Select Back-Forth [S]
This macro can only be used via the shortcut key "S". If StraightCells is in front, the evaluation rectangle under the cursor is displayed, and the correponding object is highlighted in both the original stack and in the ObjectJ results table.
Similarly, if a hyperstack is in front with a selected cell or chain, its straightened version is brought to front.
Show Profile [F]
This macro can only be used via the shortcut key "F". It draws an intensity profile along the cell chain in the membrane channel. The peaks in the profile are highlighted in red (automatic) or yellow (manual).
Hide/Show Outlines [[F6]
Cell outlines as derived from the phase contrast image are be shown in the current channel.
Resolve Cells from Chains
Uses detected septa to create new cell objects with their own number labels. A cell object consist of a cell axis (segmented line), and a cell box.
Calc Diameters via Membrane
Loops through all cell objects and determines the diameter of the cylindrical part of the cell membrane. This is done by finding the maxima of membrane fluorescence using several perpenidcular profiles.
Calc GFP Segments
Uses the cell boxes to determine integrated fluorescence in the GFP channel.

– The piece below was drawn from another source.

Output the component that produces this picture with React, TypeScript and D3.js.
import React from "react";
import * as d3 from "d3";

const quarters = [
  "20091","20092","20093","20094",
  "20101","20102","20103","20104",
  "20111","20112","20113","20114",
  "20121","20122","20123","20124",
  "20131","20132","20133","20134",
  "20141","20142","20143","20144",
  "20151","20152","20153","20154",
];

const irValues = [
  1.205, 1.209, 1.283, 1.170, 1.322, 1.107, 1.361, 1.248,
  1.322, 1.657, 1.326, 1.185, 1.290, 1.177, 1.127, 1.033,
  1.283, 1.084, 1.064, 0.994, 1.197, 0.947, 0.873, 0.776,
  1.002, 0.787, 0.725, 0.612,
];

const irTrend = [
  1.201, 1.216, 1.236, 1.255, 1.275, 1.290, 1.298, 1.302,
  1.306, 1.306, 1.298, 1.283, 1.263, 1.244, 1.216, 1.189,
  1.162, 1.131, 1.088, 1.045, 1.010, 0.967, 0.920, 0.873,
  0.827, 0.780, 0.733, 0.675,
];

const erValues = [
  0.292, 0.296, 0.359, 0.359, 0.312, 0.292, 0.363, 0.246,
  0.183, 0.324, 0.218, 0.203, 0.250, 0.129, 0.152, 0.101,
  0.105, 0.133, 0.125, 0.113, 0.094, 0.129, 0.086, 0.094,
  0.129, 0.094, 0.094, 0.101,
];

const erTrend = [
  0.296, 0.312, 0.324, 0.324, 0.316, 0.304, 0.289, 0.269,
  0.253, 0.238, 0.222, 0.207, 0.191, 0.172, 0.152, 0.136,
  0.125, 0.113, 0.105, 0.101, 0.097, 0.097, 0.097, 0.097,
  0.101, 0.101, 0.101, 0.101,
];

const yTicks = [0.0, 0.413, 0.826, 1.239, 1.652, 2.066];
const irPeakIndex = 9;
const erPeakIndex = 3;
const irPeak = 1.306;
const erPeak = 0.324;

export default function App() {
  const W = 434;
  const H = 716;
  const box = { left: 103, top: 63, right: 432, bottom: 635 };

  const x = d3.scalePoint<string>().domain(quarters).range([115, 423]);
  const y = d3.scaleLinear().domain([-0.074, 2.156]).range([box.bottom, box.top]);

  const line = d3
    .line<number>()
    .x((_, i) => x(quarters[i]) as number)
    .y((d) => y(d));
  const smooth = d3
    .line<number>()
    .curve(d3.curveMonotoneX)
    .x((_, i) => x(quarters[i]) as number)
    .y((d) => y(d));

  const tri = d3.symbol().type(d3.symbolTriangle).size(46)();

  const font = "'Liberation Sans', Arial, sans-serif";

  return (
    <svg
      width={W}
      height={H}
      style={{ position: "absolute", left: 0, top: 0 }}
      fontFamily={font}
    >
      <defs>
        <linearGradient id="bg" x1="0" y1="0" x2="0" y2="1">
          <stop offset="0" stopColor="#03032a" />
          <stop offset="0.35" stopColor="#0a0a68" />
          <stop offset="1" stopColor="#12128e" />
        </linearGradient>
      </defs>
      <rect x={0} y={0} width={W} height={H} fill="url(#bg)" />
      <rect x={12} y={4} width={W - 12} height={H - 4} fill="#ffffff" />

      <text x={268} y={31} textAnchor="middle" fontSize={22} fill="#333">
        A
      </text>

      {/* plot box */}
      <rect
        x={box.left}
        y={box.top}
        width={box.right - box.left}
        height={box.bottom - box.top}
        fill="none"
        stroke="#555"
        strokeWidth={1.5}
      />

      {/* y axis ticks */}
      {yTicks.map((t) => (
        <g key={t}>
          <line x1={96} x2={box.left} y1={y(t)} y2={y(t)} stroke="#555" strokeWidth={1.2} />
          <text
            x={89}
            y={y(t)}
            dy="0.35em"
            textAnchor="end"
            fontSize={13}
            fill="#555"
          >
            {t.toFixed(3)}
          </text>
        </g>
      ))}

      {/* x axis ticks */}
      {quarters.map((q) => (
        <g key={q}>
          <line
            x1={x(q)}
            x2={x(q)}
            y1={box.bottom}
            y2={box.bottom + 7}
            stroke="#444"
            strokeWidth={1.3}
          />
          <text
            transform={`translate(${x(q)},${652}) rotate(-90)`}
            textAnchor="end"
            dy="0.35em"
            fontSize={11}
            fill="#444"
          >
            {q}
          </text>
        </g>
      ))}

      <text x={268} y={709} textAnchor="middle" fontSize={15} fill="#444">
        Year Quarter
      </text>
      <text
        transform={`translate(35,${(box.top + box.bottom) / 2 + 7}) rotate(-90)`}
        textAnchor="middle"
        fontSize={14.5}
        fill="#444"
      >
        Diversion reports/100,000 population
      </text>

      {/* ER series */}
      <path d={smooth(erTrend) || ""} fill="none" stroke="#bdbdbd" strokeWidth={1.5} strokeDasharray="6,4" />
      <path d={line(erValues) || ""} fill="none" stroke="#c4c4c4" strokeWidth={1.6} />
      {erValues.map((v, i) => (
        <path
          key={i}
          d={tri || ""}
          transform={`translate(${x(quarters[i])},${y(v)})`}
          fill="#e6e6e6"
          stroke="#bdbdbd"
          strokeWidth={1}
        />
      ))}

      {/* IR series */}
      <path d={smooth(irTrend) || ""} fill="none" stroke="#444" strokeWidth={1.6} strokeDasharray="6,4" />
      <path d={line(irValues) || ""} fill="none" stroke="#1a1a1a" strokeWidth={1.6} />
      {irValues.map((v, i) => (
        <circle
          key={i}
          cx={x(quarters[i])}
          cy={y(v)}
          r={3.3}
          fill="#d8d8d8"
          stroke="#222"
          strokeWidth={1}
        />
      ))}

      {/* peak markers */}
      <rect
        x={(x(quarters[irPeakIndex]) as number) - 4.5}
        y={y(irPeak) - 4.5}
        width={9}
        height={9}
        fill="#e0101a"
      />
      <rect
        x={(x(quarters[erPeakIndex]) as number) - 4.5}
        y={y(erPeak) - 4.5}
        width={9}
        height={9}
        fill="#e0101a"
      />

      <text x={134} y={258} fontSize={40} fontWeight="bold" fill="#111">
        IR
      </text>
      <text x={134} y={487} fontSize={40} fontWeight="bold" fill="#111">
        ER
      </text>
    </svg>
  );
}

Subtract Fluor. Backgrounds ..
From all linked fluorescent channels, backgrounds are calculated (as modal value of central 80% of width and height). With key Caps Lock down, the observer will see those pixels in red which would become zero after background subtraction. Before performing any subtraction, a table of calculated backgrouds is shown, with the option to edit the table or abort the process. The table is also copied to the clipboard, and if the user chooses File>New>System Clipboard, there are more options to edit than only to delete rows. However, the table columns may not be properly aligned.
Column | Explanation |
---|---|
ChainAxis | Axis length of cell chain |
ChainDia | Diameter of cell chain (calculated from area and axis length) |
CellAxis | Length of individual cell |
DiaP | Diameter of the cells parent chain |
CellDiaM | Diameter of the cells membrane cylinder |
GFPFluor | Integrated GFP fluorescence inside cell box (x0.001) |
GFPMax | Max GFP fluorescence inside cell box |
GFPMean | Mean GFP fluorescence inside cell box |
GFPMid | Mean GFP fluorescence inside along the cell axis |
ParentID | Negative ids for chains, positive ids identify a cell's parent |